Mais que nous arrive-t-il ? Je pensais que la baisse du chômage, la sortie de crise, le plein emploi, l’éradication de la grippe A, la solution du conflit du Proche Orient, la pacification de l’Afghanistan, la suppression du nucléaire iranien etc… étaient des sujets importants ! Eh bien, non ! Ce qui compte, c’est de remporter ce match et d’aller en Afrique du sud pour la coupe du monde.
Comme moi, vous avez dû voir ces footballeurs algériens ensanglantés, lapidés par le public égyptien, victimes d’une véritable chasse à l’homme au point que ce soir le match sera joué dans un terrain neutre, en l’occurrence au Soudan…
Alors, que se passet-t-il ? Cette monomanie est inquiétante. Au fond, nous ne parvenons pas à expliquer ce qui se passe dans l’esprit des gens, au juste. Vous vous souvenez aussi de ce saccage du centre ville de Marseille lorsque la fédération avait annulé à la dernière minute un match et que les supporters qui avaient fait le déplacement ont donné libre cours à leur colère parce qu’ils devaient rentrer chez eux, bredouilles.

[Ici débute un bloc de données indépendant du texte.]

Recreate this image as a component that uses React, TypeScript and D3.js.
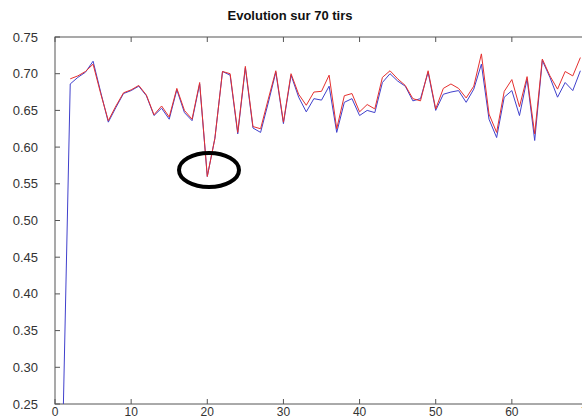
import React from "react";
import * as d3 from "d3";

const title = "Evolution sur 70 tirs";
const xTicks = [0, 10, 20, 30, 40, 50, 60, 70];
const yTicks = [0.25, 0.3, 0.35, 0.4, 0.45, 0.5, 0.55, 0.6, 0.65, 0.7, 0.75];

// blue series, shots 1..69
const blueValues = [
  0.2, 0.686, 0.695, 0.702, 0.717, 0.675, 0.634, 0.654, 0.673, 0.677,
  0.683, 0.67, 0.643, 0.653, 0.638, 0.678, 0.647, 0.636, 0.686, 0.56,
  0.612, 0.703, 0.698, 0.618, 0.708, 0.626, 0.62, 0.66, 0.702, 0.632,
  0.698, 0.668, 0.648, 0.666, 0.664, 0.683, 0.62, 0.661, 0.666, 0.643,
  0.65, 0.647, 0.688, 0.7, 0.69, 0.683, 0.663, 0.666, 0.702, 0.65,
  0.672, 0.675, 0.677, 0.661, 0.679, 0.713, 0.638, 0.613, 0.668, 0.677,
  0.643, 0.693, 0.609, 0.718, 0.695, 0.668, 0.688, 0.677, 0.704,
];

// red series, shots 2..69 (no value for shot 1)
const redValues = [
  null, 0.693, 0.697, 0.703, 0.713, 0.673, 0.636, 0.656, 0.674, 0.678,
  0.684, 0.671, 0.644, 0.656, 0.641, 0.68, 0.65, 0.638, 0.688, 0.56,
  0.612, 0.703, 0.7, 0.62, 0.71, 0.628, 0.625, 0.665, 0.704, 0.634,
  0.7, 0.672, 0.657, 0.675, 0.676, 0.698, 0.625, 0.67, 0.673, 0.648,
  0.658, 0.652, 0.695, 0.704, 0.693, 0.684, 0.666, 0.663, 0.704, 0.652,
  0.68, 0.686, 0.68, 0.667, 0.683, 0.727, 0.645, 0.62, 0.676, 0.692,
  0.655, 0.696, 0.618, 0.72, 0.697, 0.679, 0.703, 0.697, 0.722,
];

const W = 582;
const H = 420;
const left = 55;
const right = 588;
const top = 37;
const bottom = 404;

export default function App() {
  const x = d3.scaleLinear().domain([0, 70]).range([left, right]);
  const y = d3.scaleLinear().domain([0.25, 0.75]).range([bottom, top]);
  const line = d3
    .line<number | null>()
    .defined((d) => d !== null)
    .x((_, i) => x(i + 1))
    .y((d) => y(d as number));

  const axisColor = "#555";
  const font = "Liberation Sans, Arial, sans-serif";

  return (
    <svg
      width={W}
      height={H}
      style={{ position: "absolute", left: 0, top: 0, background: "#fff" }}
    >
      <defs>
        <clipPath id="plot">
          <rect x={left} y={top} width={right - left} height={bottom - top} />
        </clipPath>
      </defs>
      <rect x={0} y={0} width={W} height={H} fill="#fff" />
      <text
        x={290}
        y={20}
        textAnchor="middle"
        fontFamily={font}
        fontWeight="bold"
        fontSize={13}
        fill="#111"
      >
        {title}
      </text>
      {/* frame */}
      <rect
        x={left}
        y={top}
        width={right - left}
        height={bottom - top}
        fill="none"
        stroke={axisColor}
        strokeWidth={1}
      />
      {/* x ticks */}
      {xTicks.map((t) => (
        <g key={"x" + t}>
          <line x1={x(t)} x2={x(t)} y1={bottom} y2={bottom - 5} stroke={axisColor} />
          <line x1={x(t)} x2={x(t)} y1={top} y2={top + 5} stroke={axisColor} />
          <text
            x={x(t)}
            y={416}
            textAnchor="middle"
            fontFamily={font}
            fontSize={12}
            fill="#333"
          >
            {t}
          </text>
        </g>
      ))}
      {/* y ticks */}
      {yTicks.map((t) => (
        <g key={"y" + t}>
          <line x1={left} x2={left + 5} y1={y(t)} y2={y(t)} stroke={axisColor} />
          <line x1={right} x2={right - 5} y1={y(t)} y2={y(t)} stroke={axisColor} />
          <text
            x={38}
            y={y(t) + 4.5}
            textAnchor="end"
            fontFamily={font}
            fontSize={13}
            fill="#333"
          >
            {t.toFixed(2)}
          </text>
        </g>
      ))}
      <g clipPath="url(#plot)">
        <path d={line(blueValues) || ""} fill="none" stroke="#4040cc" strokeWidth={1} />
        <path d={line(redValues) || ""} fill="none" stroke="#e5302f" strokeWidth={1} />
      </g>
      <ellipse
        cx={209}
        cy={170}
        rx={30}
        ry={17}
        fill="none"
        stroke="#000"
        strokeWidth={4}
      />
    </svg>
  );
}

La seule explication que je trouve est que les frustrations qui habitent chacun d’entre eux, ces temps ci, trouvent un exutoire dans ces matchs où l’on se défoule par procuration. On me répondra que ce sont là toutes les couches de la population qui sont concernées, du PDG d’entreprise multinationale à l’OS de chez Renault. Certes, oui, mais ces deux catégories, situées aux antipodes de l’échelle sociale, ne se défoulent pas de la même manière : on n’a jamais arrêté un PDG parmi les casseurs, on n’a encore jamais vu un cadre supérieur brûler une voiture ni faire le coup de poing contre les CRS…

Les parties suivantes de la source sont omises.